Editor's note: This story originally appeared in the August 26, 2007 edition of The Kansas City Star
Everyone has a favorite place in the world. This is mine.
Other destinations have taken a run at the title - the coast of Northern California, the Black Hills of South Dakota, Caribbean and Hawaiian beaches. None of those would be a bad choice. But I could visit Rocky Mountain National Park every year for the rest of my life and never tire of the long, steep trails to pristine lakes or looking out over the scenic vistas along Trail Ridge Road.
On the other hand, it's going to be a long time before I return to the park at midsummer.

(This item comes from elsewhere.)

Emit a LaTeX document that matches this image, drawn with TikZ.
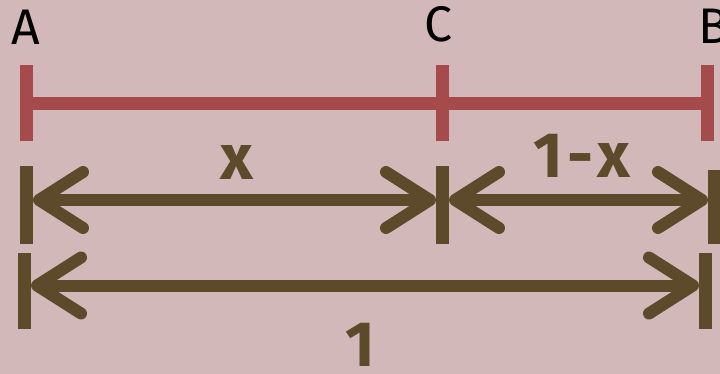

Don't get me wrong. The park was as beautiful this summer as I have ever seen it. Wildflowers painted marshy areas along icy ponds in hues of yellow and red, white, pink and lavender. The meadows were a soft, grassy green.
Problem?
The animals were missing.
For two days in mid-July I scoured the mountainsides and walked the wooded trails, but the largest animals I encountered were slurping ice cream cones along Elkhorn Avenue in Estes Park.
I did see a lone coyote ambling along U.S. 34 one misty morning and a single mule deer the next day. I saw dozens of fearless ground squirrels and chipmunks, nearly all of them hoping for a handout from tourists.
But not a single elk grazed in the park meadows for my camera. No bighorn sheep tumbled down the mountain. No moose drank from ponds in the higher elevations.
Bummer.
Rock steady
Rocky Mountain National Park is home to about 350 bighorn sheep, ranger Richard Boyer told a small crowd of visitors who gathered one Friday morning to hear his talk, "The Ballad of the Bighorn Sheep." A herd of 61 or so lives on Bighorn Mountain, across the highway from Horseshoe Park, where we had gathered in anticipation.
Of anywhere in the 265,000-acre park, this is the place to see sheep. So where were they? And, more important, when would they be coming down?
"Statistically, I can tell you that they are most likely to be here between 10 a.m. and noon on a Saturday morning," Boyer said. "But don't come here expecting them then."
And probably not today. "They haven't been seen on a Friday in seven weeks," Boyer said.
Rangers who keep careful track of the animals know they will come eventually to munch on the mineral-rich mud in the nearby meadow and to drink from the lake. There's just no telling when or how many.
Most often, the sheep cross between 9 a.m. and 3 p.m. and stay a few minutes or a few hours. Good news for the hopeful folks who had camped out in their plastic and nylon chairs, binoculars focused on the rising slope across the blacktop.
Could be the sheep are nervous. Predators include black bears, golden eagles and, much more likely, coyotes.
"We had one down here earlier today, so that may be one reason they aren't here," Boyer said.
But it's not likely they're unnerved by summer visitors. Surely by now they're used to the parking lots full of people and the rangers who act as crossing guards when they approach the highway.
But the mountain is silent, so we settle in for Boyer's often-repeated talk and learn that:
Rams can weigh up to 300 pounds, ewes, 150 pounds.
Each of an adult ram's two horns can weigh up to 25 pounds. (Imagine carrying those around on your head.)
Sheep can run as fast as 30 or 40 miles an hour - uphill.
And that will have to do unless, well, what's that up there?
"It's hard to spot them unless they are moving," Boyer said. "Sometimes you'll say, `Oh, there's one,' and then it's a rock."